Saudi Arabia decided to play the world’s worst move (effectively maiming OPEC), spiked the oil markets when they could least handle it, and sent oil into the abyss touching off a second massive sector implosion in oil and gas names. But not just oil & gas, as the market became terrified of economic stagnation led by fears out of Europe and Asia, and the entire energy sector followed oil down the hole.

We are now experiencing what I view as the third wave of the same phenomenon that began in early 2014, more than a year later, as the entire stock market collapses 10% in a short span of time, led by China’s markets and the intensely poor decision making of a command/control economy trying to have their cake and eat it too.

That being said, I haven’t yet seen any indication that the real economy is retracting.

Job growth seems present and in my own local markets where I have a good ear to the ground concerning hiring and pay policies, I am actually hearing talk of wage hikes. The last five years, our local job market at least was terrified of the HR monsters that were federal regulations (chiefly PPACA), not to mention we are still reeling from 2009 in some respects. But I think as we clear away from the implementation of these federal regulations, especially with rigid conservatives now holding fast against, we are going to start to see some wage growth. Employees are actually demanding it now, voting with their feet when they can.

This should do wonders for the economy.

With regards to oil specifically (which is chiefest of my concerns) the EIA is suggesting that the current imbalance between consumption and production of oil is 2 million barrels per day. This is the cause of our stockpiling and the foremost reason oil has sunk so far. Saudi Arabia’s move to curtail US production has been a failure and so far the long feared wave of insolvencies has held to a slow drip, even from the most precarious of businesses.

A 2 million barrel imbalance is not all that bad and I believe that, barring some sort of real demand destruction, we’ll just float along at these levels until the market becomes more comfortable with oversupply. I don’t think oversupply necessarily will force pricing lower as it would take a very specific set of circumstances which include not having a merger & acquisition brokerage occur.
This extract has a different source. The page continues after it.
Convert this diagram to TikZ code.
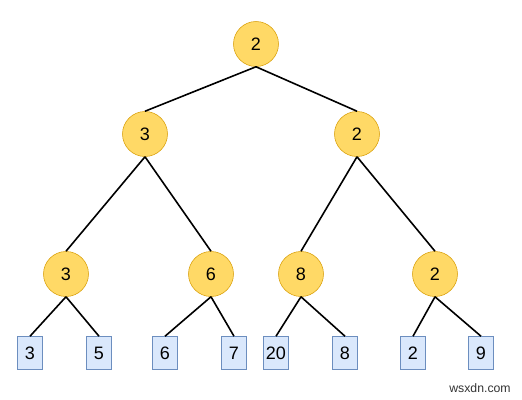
\documentclass[tikz,border=0pt]{standalone}
\usepackage{fontspec}
\setmainfont{Liberation Sans}
\usepackage{xcolor}
\definecolor{minFill}{HTML}{FFD966}
\definecolor{minLine}{HTML}{D79B00}
\definecolor{leafFill}{HTML}{DAE8FC}
\definecolor{leafLine}{HTML}{6C8EBF}

\begin{document}
\begin{tikzpicture}[x=0.75pt, y=-0.75pt,
  font=\fontsize{13.5}{16}\selectfont,
  minnode/.style={circle, draw=minLine, fill=minFill, minimum size=33.75pt, inner sep=0pt},
  leaf/.style={rectangle, draw=leafLine, fill=leafFill, minimum width=18.75pt, minimum height=24.75pt, inner sep=0pt},
  edge/.style={line width=1.2pt, black}]
  \useasboundingbox (0,0) rectangle (522,400);
  % Root and inner nodes
  \node[minnode] (root) at (256,44) {2};
  \node[minnode] (l) at (145,134) {3};
  \node[minnode] (r) at (357,134) {2};
  \node[minnode] (ll) at (66,274) {3};
  \node[minnode] (lr) at (211,274) {6};
  \node[minnode] (rl) at (301,274) {8};
  \node[minnode] (rr) at (435,274) {2};
  % Leaves
  \node[leaf] (a) at (30,353) {3};
  \node[leaf] (b) at (99,353) {5};
  \node[leaf] (c) at (165,353) {6};
  \node[leaf] (d) at (234,353) {7};
  \node[leaf] (e) at (276,353) {20};
  \node[leaf] (f) at (345,353) {8};
  \node[leaf] (g) at (413,353) {2};
  \node[leaf] (h) at (481,353) {9};
  % Edges
  \foreach \p/\c in {root/l, root/r, l/ll, l/lr, r/rl, r/rr,
                     ll/a, ll/b, lr/c, lr/d, rl/e, rl/f, rr/g, rr/h}
    \draw[edge] (\p.south) -- (\c.north);
  % Watermark
  \node[font=\fontsize{9.2}{11}\selectfont, text=black!80] (mark) at (480,388) {wsxdn.com};
\end{tikzpicture}
\end{document}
Yet we see M&A activity is very healthy in this current time period and I have to believe that if oil goes much lower you would see US markets consolidate aggressively.

Besides this, the global imbalance is equivalent to about one major oil producer globally. And in this current environment, we also should be aware that civil unrest is a powerful destabilizer of oil production (via civil war) with positive likelihood.

Sources of new supply are questionable. New well development at these oil prices are unprofitable and only large state sponsored development is probable. Yet, economic weakness is harming state budgets and may make it difficult to attain approval for unprofitable ventures. The largest foreign state controlled sources of oil are also some of the most sensitive to this oil price shock.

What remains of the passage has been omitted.